Subsequent testing has revealed the backup trick is most effective when the engine coolant is lower than 40 C and even better when below 30 C. Apparently there is brief 'engine off' command sent to the engine when the car goes into "R" and another when the accelerator is pressed. This causes a noticeable 'bump' from the engine compartment. However, the engine continues to run if the coolant is warm enough. I still find this trick useful because when the engine is coolest, the fuel consumption is worst. So being able to stop the engine early in the warm-up cycle helps. Later would be nice but sitting in "N" isn't too bad. Bob Wilson
A bit tangential, and maybe deserving of its own thread, but the idea arose from this thread...so bear with me. This is for the NWH20 Prius. I sometimes have short stops after full warm up..for instance when picking up my kids from school. When I get back in the car the ICE/Coolant temp are still above 157F. However I go into the usual S1 cycle. The Problem: When pulling out of a parking lot I sometimes have to stop to wait for a while to enter traffic. I've noticed that the Prius will continue to run and stay in S1 if I'm just sitting there, whereas if I'm 'on the move' the S1 time is markedly shorter. Solution?: Yesterday I encountered just this situation. While waiting to enter traffic with a fully warm ICE I was stuck in S1 (1275rpm constant ICE run). I remembered this thread and tried going into Reverse. IMMEDIATELY, the ICE shut off! I went back into Drive, it stayed off, and when I pulled into traffic I was in S4 (b/c I'd been in S4 prior to my stop). This needs to be tested to prove repeatability, but I have little doubt this'll save me some unnecessary S1 time.
This is interesting - I've had situations myself where i've asked "Wth is the ICE running? I'm warmed up, should be in S4" For some reason the computer is making the decision to drop to S1, and the R then D is clearly telling the engine to re-consider it's mode.
I recently installed the EV switch, and trying to integrate it's use into an overall high FE/MPG strategy is really messing with my head. Anyway, because I'm paying particularly close attention to the ICE being on when the car is stationary, I'm seeing times when I should be In S4 -- I've got a ScanGauge for temps -- but the ICE just will not shut down at stops with coolant temps above 157 F. This is in stop and go urban traffic with short ICE runs and frequent ICE-OFF, no arrow glides.
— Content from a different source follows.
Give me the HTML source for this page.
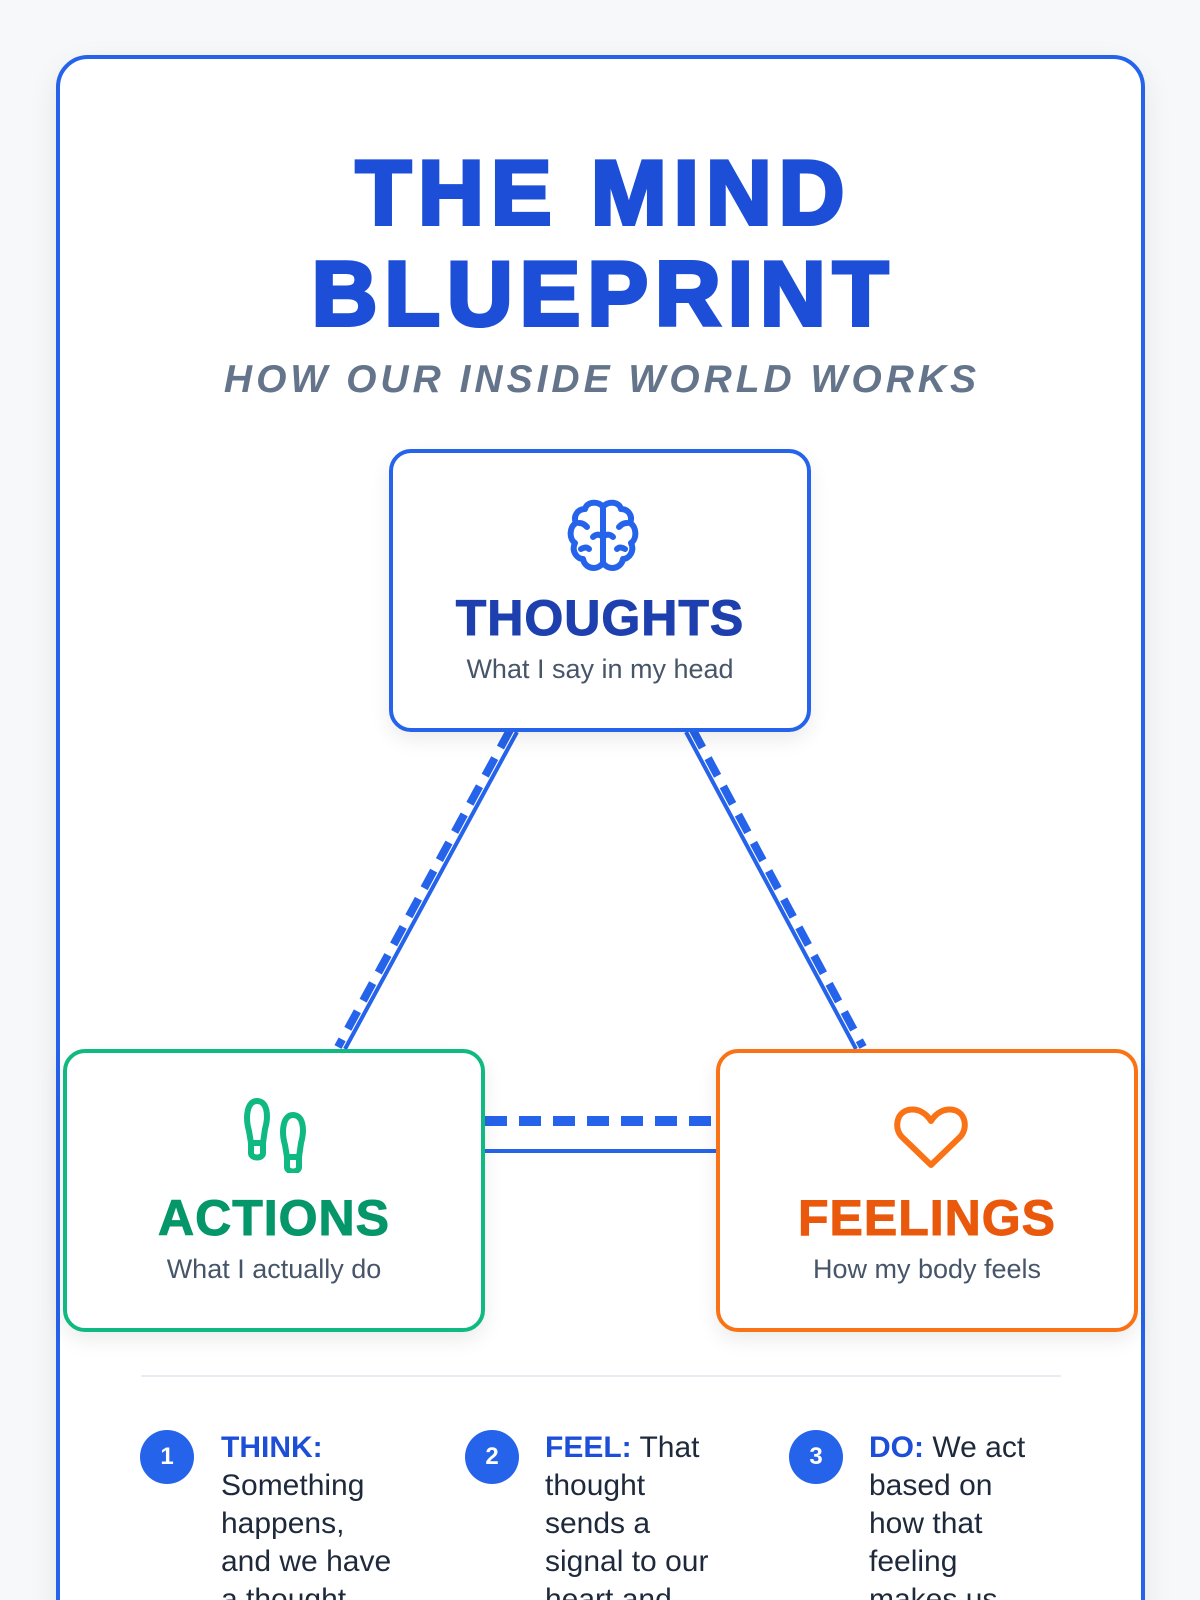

Trying to rationalize what's going on when the ICE won't shut down when the car is stopped, I've come to the conclusion that it may be low catalytic converter temps that are dictating the ICE-ON condition. Is there any possibility that this is the case?
We're all at the same point. My experience and data so far shows: reliable at 40 C and below - the engine stops every time unreliable above 40 C - it is hard to predict because sometimes it works and other times not first attempt seems likely - first attempts are fairly successful but only subsequent attempts seem to fail The more information we get, the better. Perhaps the next generation Prius and all Toyota hybrids will adopt this 'auto-stop' at all temperatures and running conditions. Only under low SOC should the engine run to protect the battery. Bob Wilson
One minor addition. Not that it applies in any normal circumstances, but in R the ICE will turn on if the HV battery is low enough. I know at a stop in reverse the ICE will run, and for sure under 10mph. I don't know what happens over 10mph in reverse and a low HV battery, I didn't want to find out which system it tries to protect more.